Directive: Find the string "Write" in the entries and copy each line that has it.

Records to use:
====
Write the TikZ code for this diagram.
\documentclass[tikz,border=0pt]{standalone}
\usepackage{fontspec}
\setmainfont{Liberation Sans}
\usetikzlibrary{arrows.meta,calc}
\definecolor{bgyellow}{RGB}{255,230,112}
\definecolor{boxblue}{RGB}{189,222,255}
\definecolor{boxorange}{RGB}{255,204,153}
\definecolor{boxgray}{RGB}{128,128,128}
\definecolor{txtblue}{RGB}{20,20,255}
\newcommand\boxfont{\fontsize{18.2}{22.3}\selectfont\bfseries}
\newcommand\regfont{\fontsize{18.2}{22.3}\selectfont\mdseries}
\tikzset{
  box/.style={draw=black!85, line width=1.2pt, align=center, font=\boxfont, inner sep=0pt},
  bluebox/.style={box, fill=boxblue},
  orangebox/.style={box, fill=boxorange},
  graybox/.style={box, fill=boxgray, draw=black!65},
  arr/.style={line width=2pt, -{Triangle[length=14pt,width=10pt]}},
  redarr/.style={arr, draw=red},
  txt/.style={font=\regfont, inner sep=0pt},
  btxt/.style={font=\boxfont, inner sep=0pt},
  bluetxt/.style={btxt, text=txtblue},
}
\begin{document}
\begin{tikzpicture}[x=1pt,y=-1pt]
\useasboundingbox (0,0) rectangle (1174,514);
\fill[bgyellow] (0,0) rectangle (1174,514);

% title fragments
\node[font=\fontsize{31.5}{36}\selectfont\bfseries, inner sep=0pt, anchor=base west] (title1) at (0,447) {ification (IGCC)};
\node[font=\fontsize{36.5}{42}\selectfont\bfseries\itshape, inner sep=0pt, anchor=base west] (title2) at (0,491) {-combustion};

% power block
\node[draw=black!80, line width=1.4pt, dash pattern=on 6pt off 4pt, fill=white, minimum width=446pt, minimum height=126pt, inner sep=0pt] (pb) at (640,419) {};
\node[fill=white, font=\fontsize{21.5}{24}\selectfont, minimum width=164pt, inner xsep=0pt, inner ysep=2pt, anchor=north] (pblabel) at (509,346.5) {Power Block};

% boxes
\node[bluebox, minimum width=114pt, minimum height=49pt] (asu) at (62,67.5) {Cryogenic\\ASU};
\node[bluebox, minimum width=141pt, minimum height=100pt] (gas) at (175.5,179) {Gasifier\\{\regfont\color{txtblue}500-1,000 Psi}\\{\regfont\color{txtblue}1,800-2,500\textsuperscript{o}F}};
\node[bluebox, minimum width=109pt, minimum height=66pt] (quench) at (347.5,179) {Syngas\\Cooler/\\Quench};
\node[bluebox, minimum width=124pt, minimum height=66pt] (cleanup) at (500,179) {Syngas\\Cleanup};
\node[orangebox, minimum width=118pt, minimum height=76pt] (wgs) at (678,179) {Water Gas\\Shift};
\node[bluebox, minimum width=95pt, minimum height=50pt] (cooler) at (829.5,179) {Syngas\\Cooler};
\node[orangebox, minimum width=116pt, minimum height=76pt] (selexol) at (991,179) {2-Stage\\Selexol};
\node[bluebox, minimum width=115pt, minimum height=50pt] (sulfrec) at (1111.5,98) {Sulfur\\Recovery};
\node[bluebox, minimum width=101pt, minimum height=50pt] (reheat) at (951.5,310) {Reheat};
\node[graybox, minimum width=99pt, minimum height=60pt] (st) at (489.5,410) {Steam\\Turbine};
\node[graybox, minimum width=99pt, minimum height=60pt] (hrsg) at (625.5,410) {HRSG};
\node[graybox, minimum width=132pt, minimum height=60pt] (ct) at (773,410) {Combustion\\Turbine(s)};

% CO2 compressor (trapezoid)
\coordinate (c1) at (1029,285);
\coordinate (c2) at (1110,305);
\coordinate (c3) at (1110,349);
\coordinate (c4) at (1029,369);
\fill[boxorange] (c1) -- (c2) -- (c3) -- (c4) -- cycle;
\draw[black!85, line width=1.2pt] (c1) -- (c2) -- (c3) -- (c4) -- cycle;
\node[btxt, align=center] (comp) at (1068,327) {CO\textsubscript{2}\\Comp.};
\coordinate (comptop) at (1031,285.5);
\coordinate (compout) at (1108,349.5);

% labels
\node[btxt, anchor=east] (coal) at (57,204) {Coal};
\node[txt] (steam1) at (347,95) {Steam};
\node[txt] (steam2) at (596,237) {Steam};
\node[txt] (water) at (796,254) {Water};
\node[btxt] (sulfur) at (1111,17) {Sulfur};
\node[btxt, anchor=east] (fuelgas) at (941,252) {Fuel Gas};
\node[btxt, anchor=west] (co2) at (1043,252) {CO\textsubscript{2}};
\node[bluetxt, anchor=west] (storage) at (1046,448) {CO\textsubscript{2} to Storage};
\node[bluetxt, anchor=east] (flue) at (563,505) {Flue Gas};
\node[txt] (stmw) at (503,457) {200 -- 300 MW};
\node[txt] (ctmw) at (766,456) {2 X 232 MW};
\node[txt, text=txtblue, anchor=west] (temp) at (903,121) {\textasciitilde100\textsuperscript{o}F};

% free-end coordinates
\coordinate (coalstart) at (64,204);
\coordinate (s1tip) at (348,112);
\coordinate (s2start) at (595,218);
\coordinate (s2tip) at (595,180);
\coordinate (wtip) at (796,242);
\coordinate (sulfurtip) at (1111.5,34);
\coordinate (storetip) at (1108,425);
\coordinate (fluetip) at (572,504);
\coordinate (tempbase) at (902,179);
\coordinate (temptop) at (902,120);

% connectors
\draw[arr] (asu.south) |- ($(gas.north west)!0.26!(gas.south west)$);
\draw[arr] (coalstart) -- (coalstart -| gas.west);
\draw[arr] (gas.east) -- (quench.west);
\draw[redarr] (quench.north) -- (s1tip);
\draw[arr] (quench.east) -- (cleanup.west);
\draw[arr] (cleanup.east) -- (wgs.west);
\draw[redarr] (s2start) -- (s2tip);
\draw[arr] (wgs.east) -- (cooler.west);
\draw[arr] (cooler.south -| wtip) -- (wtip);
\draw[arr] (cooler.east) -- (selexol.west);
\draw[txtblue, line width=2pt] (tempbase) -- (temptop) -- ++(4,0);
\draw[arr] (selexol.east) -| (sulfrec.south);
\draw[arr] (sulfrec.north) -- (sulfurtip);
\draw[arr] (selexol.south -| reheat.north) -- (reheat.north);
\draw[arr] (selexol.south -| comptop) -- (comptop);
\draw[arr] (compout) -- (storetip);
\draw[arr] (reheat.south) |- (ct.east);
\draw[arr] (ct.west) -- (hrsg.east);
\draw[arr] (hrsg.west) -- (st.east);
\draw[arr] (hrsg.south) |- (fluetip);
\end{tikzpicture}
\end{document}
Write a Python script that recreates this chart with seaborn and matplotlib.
====
Result of this exercise:
Write the TikZ code for this diagram.
Write a Python script that recreates this chart with seaborn and matplotlib.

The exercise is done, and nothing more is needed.